The Photographs of Gordon Parks (The Library of Congress, 2011)
The Library of Congress have published 50 of Gordon Parks’ photographs taken in 1942 and 1943 for FSA, the Farm Security Administration, in LOC’s Fields of Vision series, with an introduction by novelist Charles Johnson (Middle Passage, 1990, National Book Award for Fiction).
Gordon Parks (1912-2006) lived a long and productive life, documented in no less than four different autobiographies, A Choice of Weapons (1966), To Smile in Autumn (1979), Voices in the Mirror (1990 – Charles Johnson’s favorite), and A Hungry Heart (2005).

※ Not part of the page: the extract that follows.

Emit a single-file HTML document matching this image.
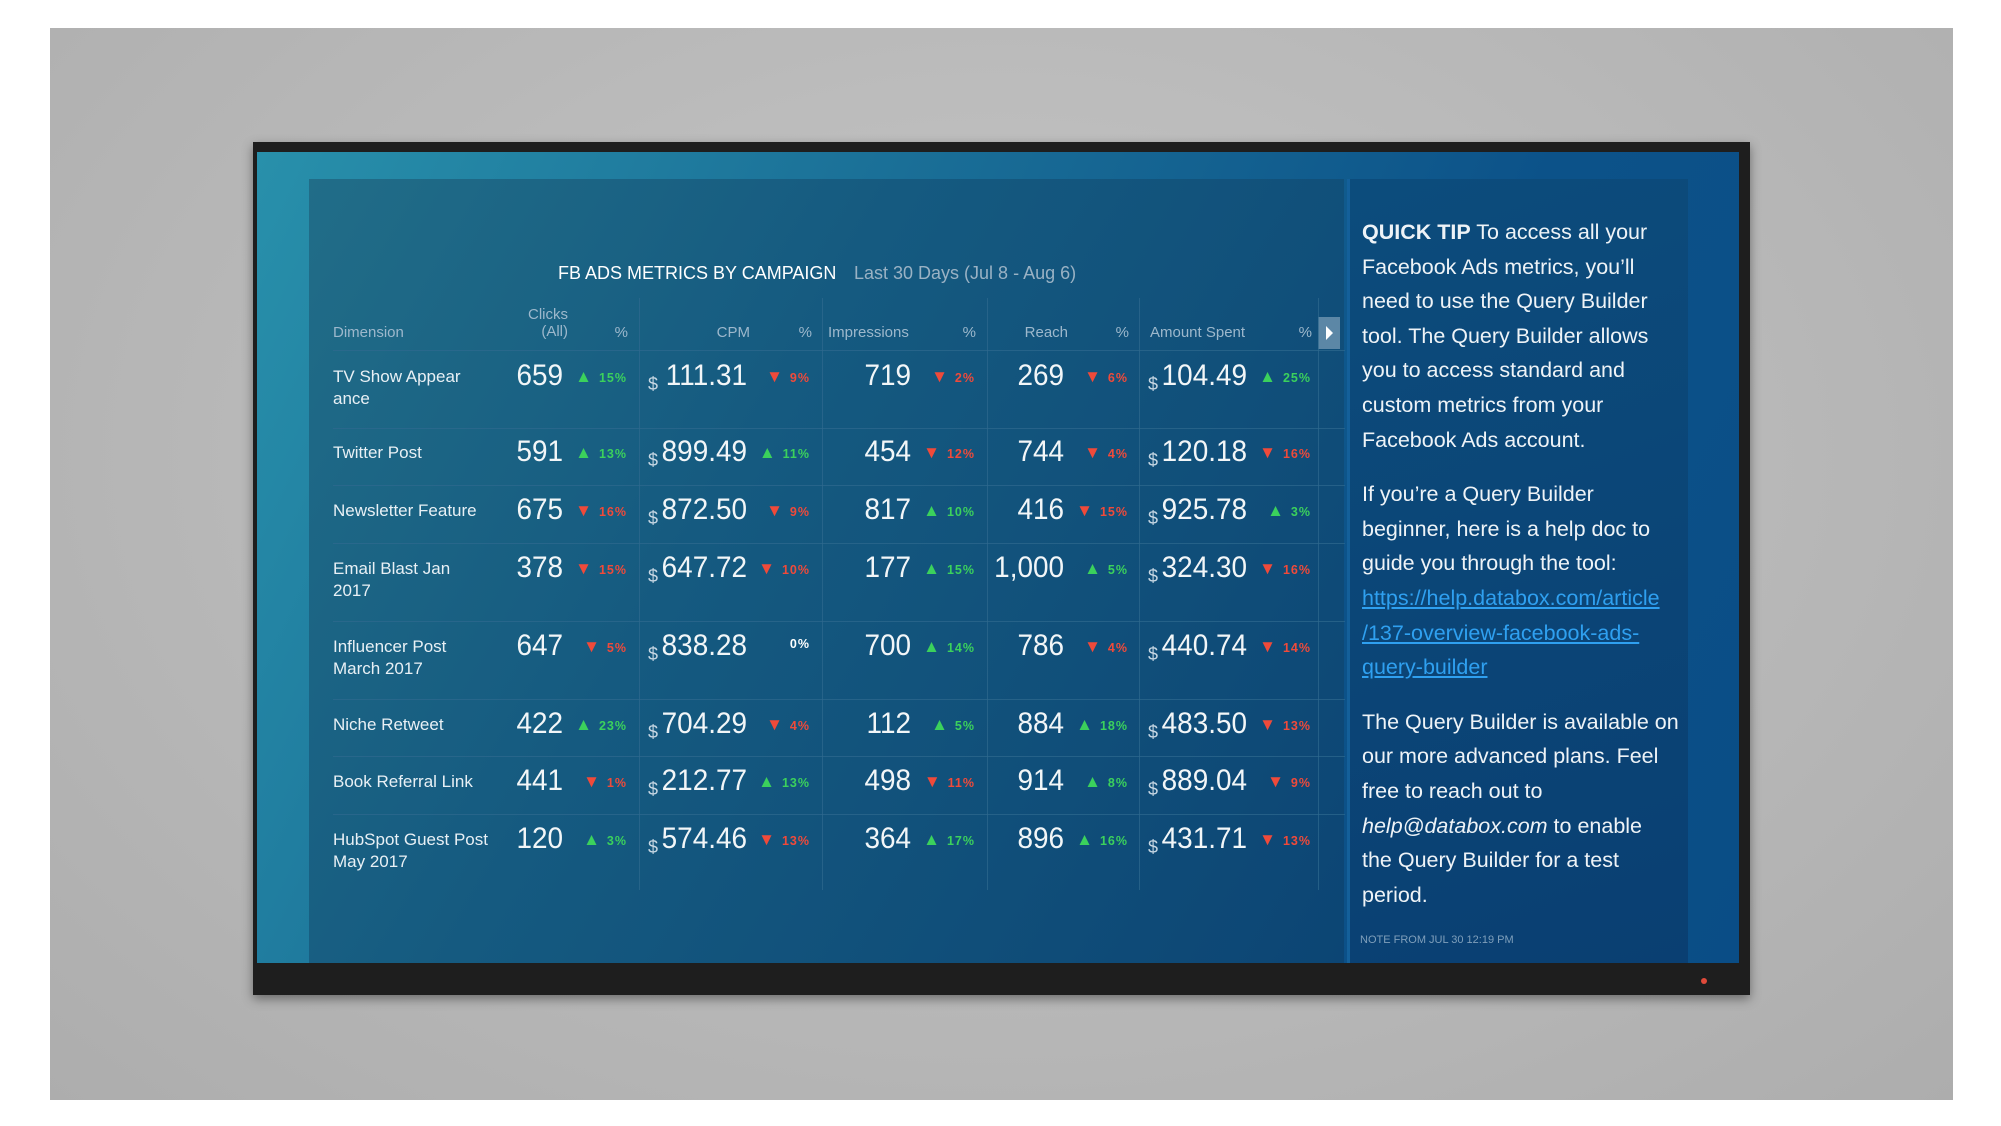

Growing up in segregated Fort Scott, Kansas, the youngest boy in a family of 15 children, Parks never finished high school, being told by a white adviser that blacks were meant to be maids and porters, and college therefore a waste of time. When his mother died in 1927, Charles Johnson writes, he was sent to live with his sister in Minnesota, but was soon kicked out by her intolerant, bullying husband to live, at age 15, what he later called “a life in hell” on the streets.
Buying his first camera in a pawnshop (his ‘choice of weapon’ to combat poverty and racism), he went on to become the first (and only) black photographer for FSA, the first black fashion photographer for Vogue, the first black staff photographer for Life Magazine, and the first black director in Hollywood with The Learning Tree (1969), based on his semi-autobiographical 1963 novel, followed by the hugely successful box office hit Shaft (1971), both preserved in the National Film Registry at the Library of Congress.
Over the years he won some 40 honorary doctorates and awards, including the National Medal of Arts, the Spingarn Medal, the NAACP Image Award and the Oscar Micheaux Award, a testimony to what he calls in one of his autobiographies “a stubborn need to be somebody.”
A true Renaissance man – writer, poet, musician/composer, photojournalist, motion picture director – Gordon Parks was first and foremost a brilliant photographer. The FSA-photographs are a 30-year old Gordon Parks’ ‘apprenticeship’ work sensitively documenting the private and public life of black Americans in Massachusetts, New York and Harlem, Washington D.C., and Dayton, Florida.
For his more mature work you will have to consult a book like Gordon Parks: Half Past Autumn. A Retrospective (Little, Brown and Company, 1997), a companion book to the 1997 exhibition at The Corcodan Gallery of Art in Washington, D.C.
But even so, the FSA-picture from August 1942 of Washington D.C. charwoman Ella Watson (known as American Gothic), standing with her mop and broom before a huge American flag on the wall behind her, has become perhaps the most iconic and best known of all his photographs.
His 1963 photo Boy with June Bug is on the front cover of Black Nature: Four Centuries of African American Nature Poetry, edited by Camille T. Dungy (see Index).